Alabama’s success under Saban was hardly a surprise to those who had been around him at LSU. No one foresaw a run of five national championships, but there was no doubt Saban knew how to win. Alabama had the tradition and the resources. Saban just needed time.
“I knew what they were likely to become,” Reed said.
Saban had the system to win and the ring to prove it when Mal Moore brought him to Tuscaloosa. LSU knew what it was losing when he left for the Dolphins after the 2004 season. Bertman, the former LSU athletics director, gave Saban his best pitch to keep the coach in Baton Rouge. College was his best chance to become a legend, Bertman reasoned.
“He said to me, ‘Skip, if I turn this one down, I’ll never get another pro offer,”’ Bertman said. “I remember saying, ‘You can’t be Vince Lombardi because of the way the draft is set. Nobody can be Vince Lombardi anymore. But you can be Bear Bryant.’”
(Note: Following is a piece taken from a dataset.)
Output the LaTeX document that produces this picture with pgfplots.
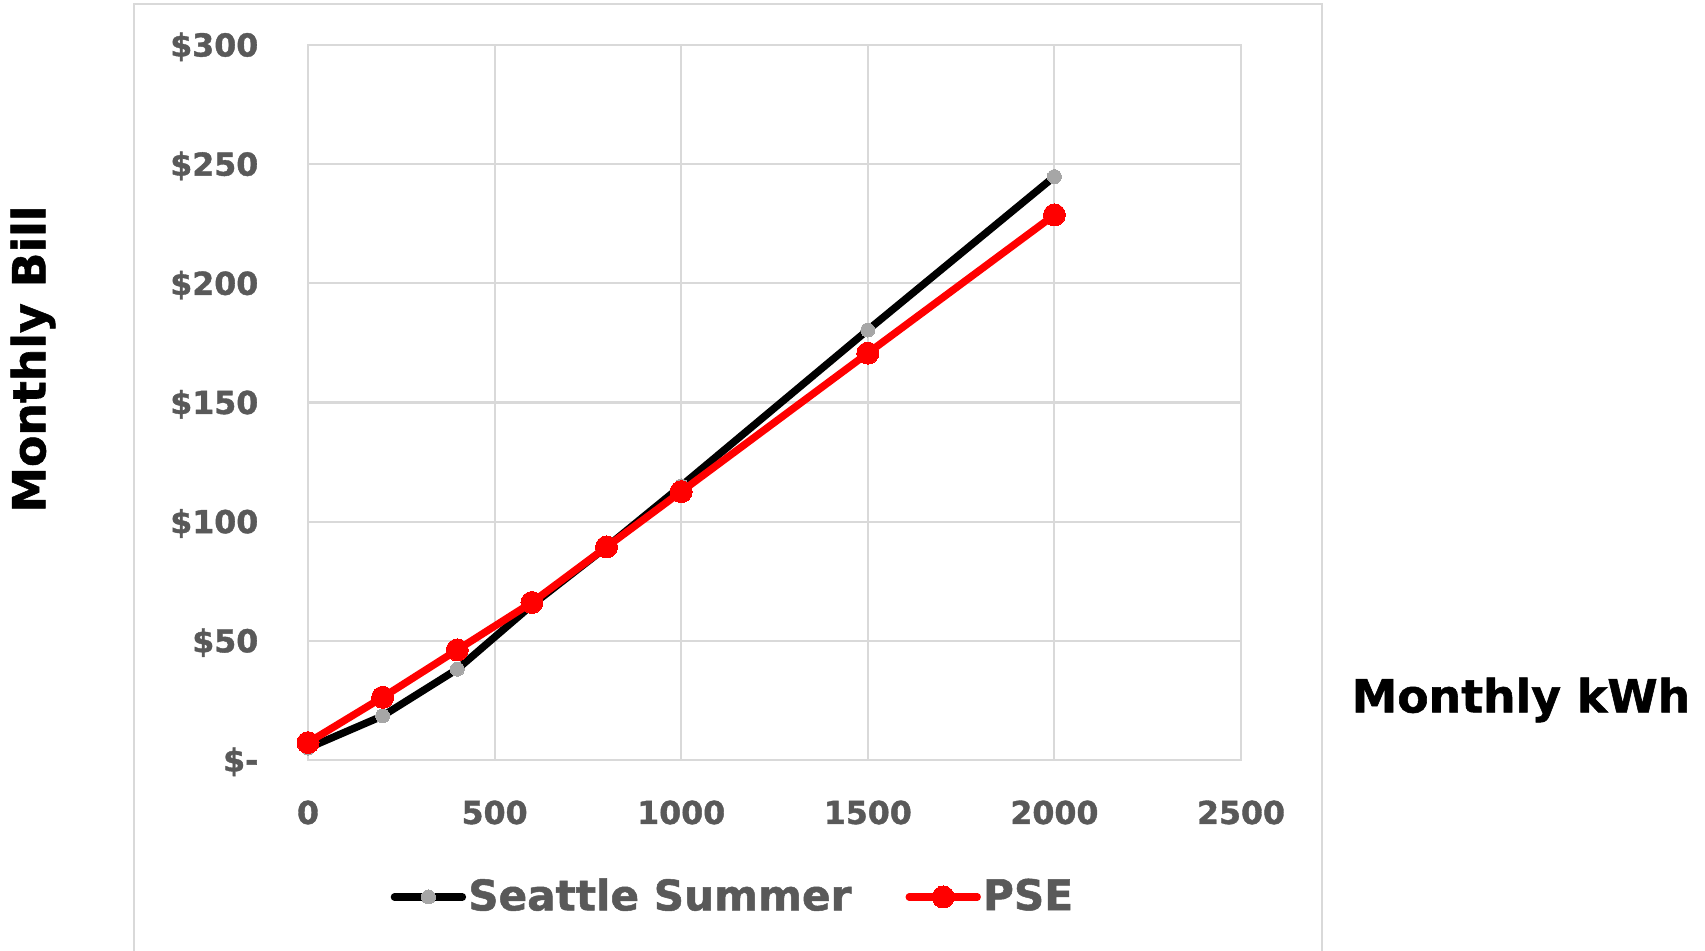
\documentclass[border=0pt]{standalone}
\usepackage{fontspec}
\setmainfont{DejaVu Sans}[BoldFeatures={FakeBold=1.2}]
\usepackage{pgfplots}
\pgfplotsset{compat=1.18}
\definecolor{gridgray}{HTML}{D9D9D9}
\definecolor{ticktext}{HTML}{595959}
\definecolor{psered}{HTML}{FF0000}
\definecolor{markgray}{HTML}{A6A6A6}
\begin{document}
\begin{tikzpicture}[x=1mm,y=1mm]
\useasboundingbox (0,0) rectangle (170.5,95.1);
\draw[gridgray, line width=0.6pt] (13.4,0) -- (13.4,94.7) -- (132.2,94.7) -- (132.2,0);
\begin{axis}[
  at={(30.8mm,19.1mm)}, anchor=south west,
  scale only axis, width=93.3mm, height=71.5mm,
  xmin=0, xmax=2500, ymin=0, ymax=300,
  xtick={0,500,1000,1500,2000,2500},
  xticklabels={0,500,1000,1500,2000,2500},
  ytick={0,50,100,150,200,250,300},
  yticklabels={\$-,\$50,\$100,\$150,\$200,\$250,\$300},
  grid=major,
  major grid style={gridgray, line width=0.6pt},
  axis line style={gridgray, line width=0.6pt},
  major tick length=0pt,
  tick label style={font=\fontsize{9}{10}\selectfont\bfseries, text=ticktext, inner sep=0pt},
  xticklabel style={anchor=base, yshift=-6.4mm},
  yticklabel style={anchor=base east, xshift=-4.9mm, yshift=-1.15mm},
  clip=false,
  legend columns=2,
  legend style={draw=none, fill=none, at={(0.4555,-0.1916)}, anchor=center,
    font=\fontsize{12}{14}\selectfont\bfseries, text=ticktext,
    nodes={inner sep=0.6pt},
    /tikz/every even column/.append style={column sep=5.2mm}},
  legend image code/.code={\draw[mark repeat=2,mark phase=2,#1] plot coordinates {(0mm,0mm)(3.4mm,0mm)(6.8mm,0mm)};},
]
\addplot[black, line width=2.1pt, line cap=round, line join=round, mark=*, mark size=0.7mm,
  mark options={fill=markgray, draw=markgray, line width=0pt}]
  coordinates {(0,5)(200,18.5)(400,38.1)(600,65)(800,89.4)(1000,115)(1500,180.4)(2000,244.8)};
\addlegendentry{Seattle Summer}
\addplot[psered, line width=2.1pt, line cap=round, line join=round, mark=*, mark size=1.1mm,
  mark options={fill=psered, draw=psered, line width=0pt}]
  coordinates {(0,7.3)(200,26.3)(400,46.2)(600,66.1)(800,89.4)(1000,112.6)(1500,170.7)(2000,228.7)};
\addlegendentry{PSE}
\end{axis}
\node[rotate=90, font=\fontsize{13}{15}\selectfont\bfseries, text=black] at (3.3,59.2) {Monthly Bill};
\node[font=\fontsize{13}{15}\selectfont\bfseries, text=black] at (152.1,25.1) {Monthly kWh};
\end{tikzpicture}
\end{document}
Bertman was more right than he ever could have known.
Reach Ben Jones at firstname.lastname@example.org or 205-722-0196.
1)He was always a fastidious football coach. LSU’s win against Kentucky in the “Bluegrass Miracle” in 2004 was possible in part because after losing the coin toss, Saban’s players knew which end zone to defend to have the wind at their back in the fourth quarter. That gave LSU an advantage at the end of close games, when a long field goal or impossible pass could use an extra boost.
2)The Tigers’ athletic department and university had other rising stars. LSU president Mark Emmert is now the NCAA president. Clemson athletic director Dan Radakovich and Texas A&M athletic director Scott Woodward also worked in the athletic department at the time.
3)One such entry: “Respect the goals, principles and values of your team and teammates and the chemistry will create success for all and a feeling of accomplishment shared by many that will be fun and the most self-gratification you will ever experience.”
4)All three players who spoke to The Tuscaloosa News for this story had professional success after short NFL careers. Mauck works as a dentist in Colorado. Hunt works for his family’s engineering consulting firm in Baton Rouge.